LINCOLN, Neb. (AP) — Organizers of a petition drive to legalize medical marijuana in Nebraska say they’re hitting their early signature goals with help from an all-volunteer network, but opponents are mobilizing to fight the measure if it appears on the 2020 ballot.
Volunteers have already gathered more than 15,000 signatures in their quest to place the issue before voters in the 2020 general election, and campaign organizers haven’t even started using paid signature collectors, who are generally needed to ensure a successful petition drive.
“We keep picking up momentum, and we feel like we’re hitting our goals,” said state Sen. Anna Wishart, a co-chair of Nebraskans for Sensible Marijuana Laws. “Right now, we’ve got people volunteering in many counties across the state. That’s how popular this is.”
The ballot measure would guarantee a constitutional right to buy, use and grow marijuana if a doctor recommends it, with no restrictions on which medical needs qualify. It also would allow users to smoke the drug in homes or other private settings and prevent state lawmakers from imposing an undue burden on access to the drug. If voters approve the measure, users would be allowed to grow an “adequate” supply.
Nebraska lawmakers have rejected medical marijuana bills three times, even though some of the measures would have banned marijuana smoking and imposed tight controls on how much one person can possess. Frustrated with the Legislature’s unwillingness to legalize the drug, activists have shifted their focus to the kind of ballot initiative that succeeded in Utah, Oklahoma and other conservative states. Medical marijuana is already legal in 34 states and Washington, D.C. Ten states and Washington have legalized recreational use.
Nebraskans for Sensible Marijuana Laws has received more than $6,000 in cash and in-kind contributions so far from the Marijuana Policy Project, a Washington-based group that helped lead successful campaigns in Maine, Massachusetts, Michigan, Nevada and Utah. It also reported $1,000 from the Douglas County Democratic Party, according to state campaign finance records. The campaign’s largest donation was $10,000 from the New Approach PAC, a Washington-based organization that has backed pro-marijuana petition drives in other states.
Opponents haven’t mounted an official campaign to challenge the measure, but they have formed a nonprofit group called Smart Approaches to Marijuana Nebraska to highlight the pitfalls of marijuana legalization.
Smart Approaches to Marijuana Nebraska has already started airing statewide radio ads, although the group’s nonprofit status prohibits its members from mentioning the ballot initiative or urging voters to reject it.

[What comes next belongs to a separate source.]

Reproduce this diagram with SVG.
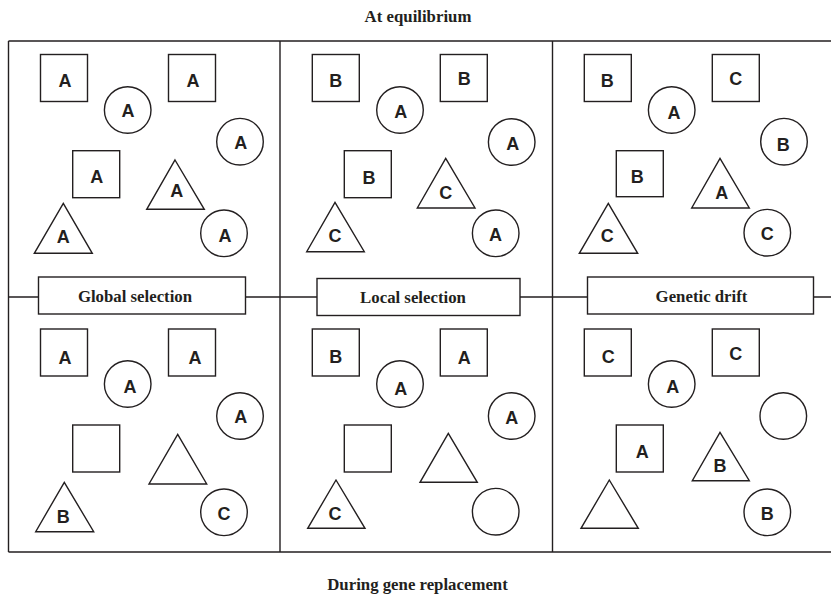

Unlike the petition drive campaign, Smart Approaches to Marijuana Nebraska doesn’t have to disclose its donors.
The measure has also drawn opposition from Gov. Pete Ricketts and former University of Nebraska football coach and athletic director Tom Osborne.
“Nebraskans of all walks of life have heard the myths that are promoted by the marijuana industry, but when they receive factual information about how it preys on vulnerable populations, their opinions change very quickly,” said John Kuehn, a former state senator who is co-chairing the group alongside former Nebraska Gov. Kay Orr. “A little education goes a long way.”
Kuehn argued that the marijuana industry uses the term “medical marijuana” as part of a longer-term push toward legalizing the drug for recreational use.
The Nebraska campaign still has nearly a year until the July 2, 2020, deadline to present its signatures to the Nebraska secretary of state’s office.
About 122,000 valid signatures are required to qualify the measure for the ballot, and organizers are aiming to gather at least 185,000 to account for those that get rejected. Circulators also have to gather a minimum number of valid signatures from at least 38 of Nebraska’s 93 counties.
Wishart said circulators are gathering signatures at parades, concerts, county fairs, farmers’ markets and other summer events. The campaign recently hired two field directors to manage the statewide volunteers.
She said the campaign eventually plans to use paid petition circulators, but organizers right now are trying to conserve their resources for the election.
Marijuana legalization petitions have failed to reach the Nebraska ballot in the past, but most weren’t well-organized and lacked the financial support needed to gather enough signatures.
The newest campaign is also co-chaired by state Sen. Adam Morfeld, a veteran of ballot initiatives who helped lead last year’s successful petition drive to expand Medicaid in Nebraska.
“The coalition this time is broader, and the level of experience is deeper,” Morfeld said. “We have financial resources both locally and nationally. That’s not to disparage any of the past efforts. It has all led up to the support we have today.”